Reciprocal function

A hyperbola in two branches: The reciprocal function y = 1/x is a hyperbola with two separate branches — one in the top-right, one in the bottom-left. As x grows, y shrinks toward 0; as x nears 0, y shoots off to ±∞.

It never touches the axes: 1/x is never 0 (no x-intercept) and is undefined at x = 0 (no y-intercept). The axes are its asymptotes.

Big in, small out: Large x → tiny y; tiny x → huge y. The two are reciprocals, so the curve hugs both axes.

x ≠ 0, y ≠ 0: For y = 1/x: the domain is x ≠ 0 (can't divide by zero) and the range is y ≠ 0 (the output is never 0).

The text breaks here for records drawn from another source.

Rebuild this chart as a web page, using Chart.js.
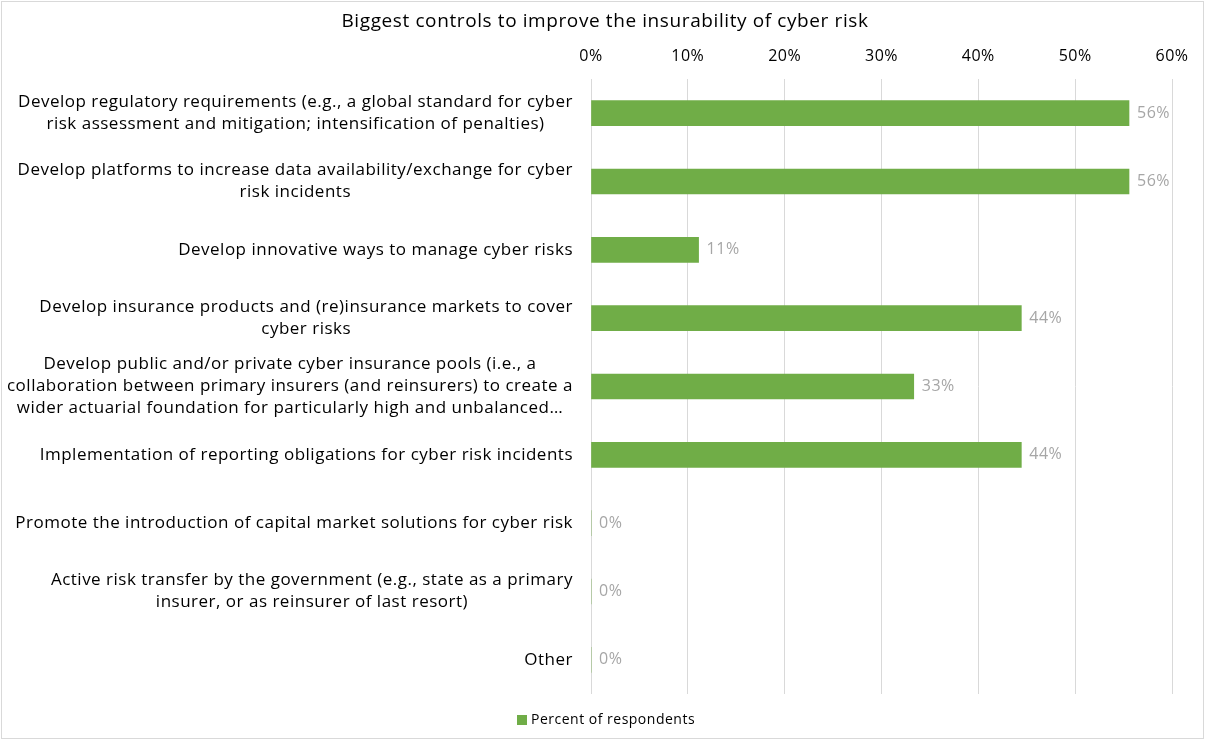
<!DOCTYPE html>
<html>
<head>
<meta charset="utf-8">
<script src="https://cdn.jsdelivr.net/npm/chart.js@4.4.1/dist/chart.umd.min.js"></script>
<style>
    html, body { margin: 0; padding: 0; background: #fff; }
    canvas { display: block; }
</style>
</head>
<body>
<canvas id="controlsbargraph" width="1205" height="740"></canvas>
<script>
const categories = [
    ['Develop regulatory requirements (e.g., a global standard for cyber', 'risk assessment and mitigation; intensification of penalties)'],
    ['Develop platforms to increase data availability/exchange for cyber', 'risk incidents'],
    ['Develop innovative ways to manage cyber risks'],
    ['Develop insurance products and (re)insurance markets to cover', 'cyber risks'],
    ['Develop public and/or private cyber insurance pools (i.e., a', 'collaboration between primary insurers (and reinsurers) to create a', 'wider actuarial foundation for particularly high and unbalanced\u2026'],
    ['Implementation of reporting obligations for cyber risk incidents'],
    ['Promote the introduction of capital market solutions for cyber risk'],
    ['Active risk transfer by the government (e.g., state as a primary', 'insurer, or as reinsurer of last resort)'],
    ['Other']
]
// share of respondents (9 answers, so steps of 1/9)
const respondents = [55.56, 55.56, 11.11, 44.44, 33.33, 44.44, 0, 0, 0]
const xTicks = [0, 10, 20, 30, 40, 50, 60]
const seriesName = 'Percent of respondents'
const chartTitle = 'Biggest controls to improve the insurability of cyber risk'

const FONT = '"Open Sans", sans-serif'
const GREEN = '#70ad47'
const SPACING = '0.5px'

// slightly wider letter spacing for every text on the canvas
const textSpacing = {
    id: 'textSpacing',
    beforeDraw(chart) {
        chart.ctx.letterSpacing = SPACING
    }
}

// left side labels: block right aligned, lines centred inside the block
const categoryLabels = {
    id: 'categoryLabels',
    afterDraw(chart) {
        const ctx = chart.ctx
        const yScale = chart.scales.y
        ctx.save()
        ctx.letterSpacing = SPACING
        ctx.font = '17px ' + FONT
        ctx.fillStyle = '#000'
        ctx.textBaseline = 'middle'
        ctx.textAlign = 'center'
        const right = chart.chartArea.left - 18
        const lineH = 22
        categories.forEach(function(lines, i) {
            const y = yScale.getPixelForValue(i)
            const w = Math.max(...lines.map(l => ctx.measureText(l).width))
            lines.forEach(function(l, j) {
                ctx.fillText(l, right - w / 2, y + (j - (lines.length - 1) / 2) * lineH)
            })
        })
        ctx.restore()
    }
}

// value labels after each bar
const valueLabels = {
    id: 'valueLabels',
    afterDatasetsDraw(chart) {
        const ctx = chart.ctx
        const meta = chart.getDatasetMeta(0)
        ctx.save()
        ctx.letterSpacing = SPACING
        ctx.font = '16px ' + FONT
        ctx.fillStyle = '#a6a6a6'
        ctx.textBaseline = 'middle'
        ctx.textAlign = 'left'
        meta.data.forEach(function(bar, i) {
            ctx.fillText(Math.round(respondents[i]) + '%', bar.x + 8, bar.y)
        })
        ctx.restore()
    }
}

// title, legend at the bottom and the light frame round the chart
const frameTitleLegend = {
    id: 'frameTitleLegend',
    afterDraw(chart) {
        const ctx = chart.ctx
        ctx.save()
        ctx.strokeStyle = '#d9d9d9'
        ctx.lineWidth = 1
        ctx.strokeRect(1.5, 1.5, chart.width - 3, chart.height - 3)

        ctx.textBaseline = 'middle'
        ctx.fillStyle = '#000'
        ctx.letterSpacing = '0.6px'
        ctx.font = '19px ' + FONT
        ctx.textAlign = 'center'
        ctx.fillText(chartTitle, 605, 22)

        ctx.letterSpacing = SPACING
        ctx.font = '14px ' + FONT
        ctx.textAlign = 'left'
        const y = 720
        ctx.fillStyle = GREEN
        ctx.fillRect(517, y - 5, 10, 10)
        ctx.fillStyle = '#000'
        ctx.fillText(seriesName, 531, y)
        ctx.restore()
    }
}

new Chart(document.getElementById('controlsbargraph'), {
    type: 'bar',
    data: {
        labels: categories.map(c => c.join(' ')),
        datasets: [{
            label: seriesName,
            data: respondents,
            backgroundColor: GREEN,
            borderWidth: 0,
            barThickness: 25
        }]
    },
    options: {
        indexAxis: 'y',
        responsive: false,
        animation: false,
        devicePixelRatio: 1,
        layout: {
            padding: { left: 0, right: 33, top: 47, bottom: 46 }
        },
        plugins: {
            legend: { display: false },
            tooltip: { enabled: false },
            title: { display: false }
        },
        scales: {
            x: {
                position: 'top',
                min: 0,
                max: 60,
                afterBuildTicks: function(scale) {
                    scale.ticks = xTicks.map(v => ({ value: v }))
                },
                afterFit: function(scale) {
                    scale.height = 32
                },
                ticks: {
                    color: '#000',
                    font: { family: FONT, size: 16 },
                    padding: 13,
                    callback: v => v + '%'
                },
                grid: { color: '#d9d9d9', drawTicks: false },
                border: { display: false }
            },
            y: {
                grid: { display: false },
                border: { display: false },
                ticks: { display: false },
                afterFit: function(scale) {
                    scale.width = 591
                }
            }
        }
    },
    plugins: [textSpacing, categoryLabels, valueLabels, frameTitleLegend]
})
</script>
</body>
</html>
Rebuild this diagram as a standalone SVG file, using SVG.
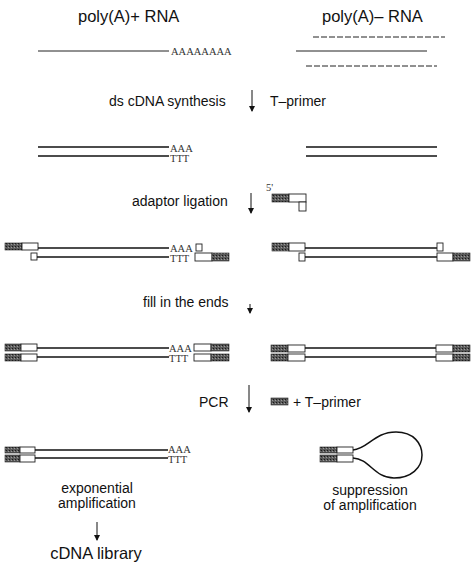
<svg xmlns="http://www.w3.org/2000/svg" width="474" height="566" viewBox="0 0 474 566">
<defs>
<pattern id="hatch" width="3" height="3" patternUnits="userSpaceOnUse">
<rect width="3" height="3" fill="#5a5a5a"/>
<rect width="1" height="1" fill="#1a1a1a"/>
<rect x="2" y="1" width="1" height="1" fill="#999"/>
</pattern>
<marker id="ah" markerWidth="6" markerHeight="6" refX="5" refY="3" orient="auto" markerUnits="userSpaceOnUse" viewBox="0 0 6 6">
<path d="M0,0 L6,3 L0,6 z" fill="#111"/>
</marker>
</defs>
<style>
.h{font-family:"Liberation Sans",Arial,sans-serif;font-size:16.5px;fill:#111}
.t{font-family:"Liberation Sans",Arial,sans-serif;font-size:14px;fill:#111}
.s{font-family:"Liberation Serif","Times New Roman",serif;font-size:10.5px;fill:#333}
.ln{stroke:#111;stroke-width:1.5;fill:none}
.th{stroke:#222;stroke-width:1;fill:none}
.dk{fill:url(#hatch);stroke:#222;stroke-width:0.6}
.wh{fill:#fff;stroke:#222;stroke-width:0.9}
.ar{stroke:#111;stroke-width:1;fill:none;marker-end:url(#ah)}
</style>
<rect width="474" height="566" fill="#fff"/>

<g id="titles">
<text class="h" x="78" y="22">poly(A)+ RNA</text>
<text class="h" x="322" y="22">poly(A)– RNA</text>
</g>

<g id="rna">
<line class="th" x1="38" y1="51" x2="169" y2="51"/>
<text class="s" x="171" y="55">AAAAAAAA</text>
<line class="th" x1="313" y1="37" x2="445" y2="37" stroke-dasharray="6 2"/>
<line class="th" x1="296" y1="51" x2="427" y2="51"/>
<line class="th" x1="306" y1="66" x2="437" y2="66" stroke-dasharray="6 2"/>
</g>

<g id="step1">
<text class="t" x="109" y="106">ds cDNA synthesis</text>
<text class="t" x="270" y="106">T–primer</text>
</g>

<g id="ds">
<line class="ln" x1="38" y1="147" x2="169" y2="147"/>
<line class="ln" x1="38" y1="156" x2="169" y2="156"/>
<text class="s" x="170" y="152">AAA</text>
<text class="s" x="170" y="162">TTT</text>
<line class="ln" x1="306" y1="147" x2="437" y2="147"/>
<line class="ln" x1="306" y1="156" x2="437" y2="156"/>
</g>

<g id="step2">
<text class="t" x="132" y="206">adaptor ligation</text>
<text class="s" x="266" y="191" font-size="11">5'</text>
<rect class="dk" x="272" y="194" width="17" height="8"/>
<rect class="wh" x="289" y="194" width="17" height="8"/>
<rect class="wh" x="299" y="202" width="7" height="9"/>
</g>

<g id="ligated">
<rect class="dk" x="5" y="243" width="17" height="7"/>
<rect class="wh" x="22" y="243" width="16" height="7"/>
<rect class="wh" x="31" y="253" width="6" height="7"/>
<line class="ln" x1="38" y1="248" x2="169" y2="248"/>
<line class="ln" x1="37" y1="257" x2="169" y2="257"/>
<text class="s" x="170" y="252">AAA</text>
<text class="s" x="170" y="262">TTT</text>
<rect class="wh" x="196" y="244" width="6" height="7"/>
<rect class="wh" x="195" y="253" width="17" height="8"/>
<rect class="dk" x="212" y="253" width="17" height="8"/>

<rect class="dk" x="272" y="243" width="17" height="8"/>
<rect class="wh" x="289" y="243" width="16" height="8"/>
<rect class="wh" x="299" y="253" width="6" height="8"/>
<line class="ln" x1="305" y1="248" x2="437" y2="248"/>
<line class="ln" x1="305" y1="257" x2="437" y2="257"/>
<rect class="wh" x="437" y="243" width="6" height="8"/>
<rect class="wh" x="437" y="253" width="16" height="8"/>
<rect class="dk" x="453" y="253" width="17" height="8"/>
</g>

<g id="step3">
<text class="t" x="143" y="307">fill in the ends</text>
</g>

<g id="filled">
<rect class="dk" x="5" y="344" width="16" height="7"/>
<rect class="wh" x="21" y="344" width="16" height="7"/>
<rect class="dk" x="5" y="354" width="16" height="7"/>
<rect class="wh" x="21" y="354" width="16" height="7"/>
<line class="ln" x1="37" y1="348" x2="169" y2="348"/>
<line class="ln" x1="37" y1="357" x2="169" y2="357"/>
<text class="s" x="169" y="352">AAA</text>
<text class="s" x="169" y="362">TTT</text>
<rect class="wh" x="194" y="344" width="17" height="7"/>
<rect class="dk" x="211" y="344" width="18" height="7"/>
<rect class="wh" x="194" y="354" width="17" height="7"/>
<rect class="dk" x="211" y="354" width="18" height="7"/>

<rect class="dk" x="271" y="345" width="17" height="7"/>
<rect class="wh" x="288" y="345" width="17" height="7"/>
<rect class="dk" x="271" y="354" width="17" height="7"/>
<rect class="wh" x="288" y="354" width="17" height="7"/>
<line class="ln" x1="305" y1="348" x2="436" y2="348"/>
<line class="ln" x1="305" y1="357" x2="436" y2="357"/>
<rect class="wh" x="436" y="345" width="17" height="7"/>
<rect class="dk" x="453" y="345" width="17" height="7"/>
<rect class="wh" x="436" y="354" width="17" height="7"/>
<rect class="dk" x="453" y="354" width="17" height="7"/>
</g>

<g id="step4">
<text class="t" x="199" y="407">PCR</text>
<rect class="dk" x="271" y="398" width="17" height="7"/>
<text class="t" x="293" y="407">+ T–primer</text>
</g>

<g id="amplified">
<rect class="dk" x="5" y="447" width="15" height="6"/>
<rect class="wh" x="20" y="447" width="15" height="6"/>
<rect class="dk" x="5" y="455" width="15" height="7"/>
<rect class="wh" x="20" y="455" width="15" height="7"/>
<line class="ln" x1="35" y1="450" x2="168" y2="450"/>
<line class="ln" x1="35" y1="458" x2="168" y2="458"/>
<text class="s" x="168" y="453">AAA</text>
<text class="s" x="168" y="463">TTT</text>
<text class="t" x="97" y="493" text-anchor="middle">exponential</text>
<text class="t" x="97" y="508" text-anchor="middle">amplification</text>
<text class="h" x="96" y="559" text-anchor="middle">cDNA library</text>
</g>

<g id="suppressed">
<rect class="dk" x="320" y="447" width="17" height="6"/>
<rect class="wh" x="337" y="447" width="16" height="6"/>
<rect class="dk" x="320" y="455" width="17" height="7"/>
<rect class="wh" x="337" y="455" width="16" height="7"/>
<path class="ln" d="M353,450 C368,449 374,432 396,432 C414,432 422,444 422,455 C422,468 411,478 394,478 C374,478 370,459 353,458"/>
<text class="t" x="370" y="495" text-anchor="middle">suppression</text>
<text class="t" x="370" y="510" text-anchor="middle">of amplification</text>
</g>

<g id="connectors">
<line class="ar" x1="252" y1="90" x2="252" y2="111"/>
<line class="ar" x1="251" y1="193" x2="251" y2="213"/>
<line class="ar" x1="250" y1="304" x2="250" y2="313"/>
<line class="ar" x1="249" y1="385" x2="249" y2="412"/>
<line class="ar" x1="97" y1="522" x2="97" y2="540"/>
</g>
</svg>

The asymptotes are the lines x = 0 (vertical) and y = 0 (horizontal).

Asymptotes are dashed guides: Draw the asymptotes first (here the two axes); the branches then hug them.

The asymptotes move with the shift: y = 1/(x − h) + k is y = 1/x slid h right and k up. So the vertical asymptote becomes x = h and the horizontal asymptote becomes y = k.

Sign of h: 1/(x − 3) shifts right 3 (vertical asymptote x = +3); 1/(x + 3) shifts left (x = −3).

Asymptotes, then the two branches: To sketch: draw the asymptotes (dashed), find any intercepts (set x = 0 for the y-intercept, set y = 0 for the x-intercept), then draw the two branches hugging the asymptotes.

Reciprocals have at most one of each intercept: A shifted reciprocal crosses each axis at most once (sometimes not at all if an asymptote is in the way).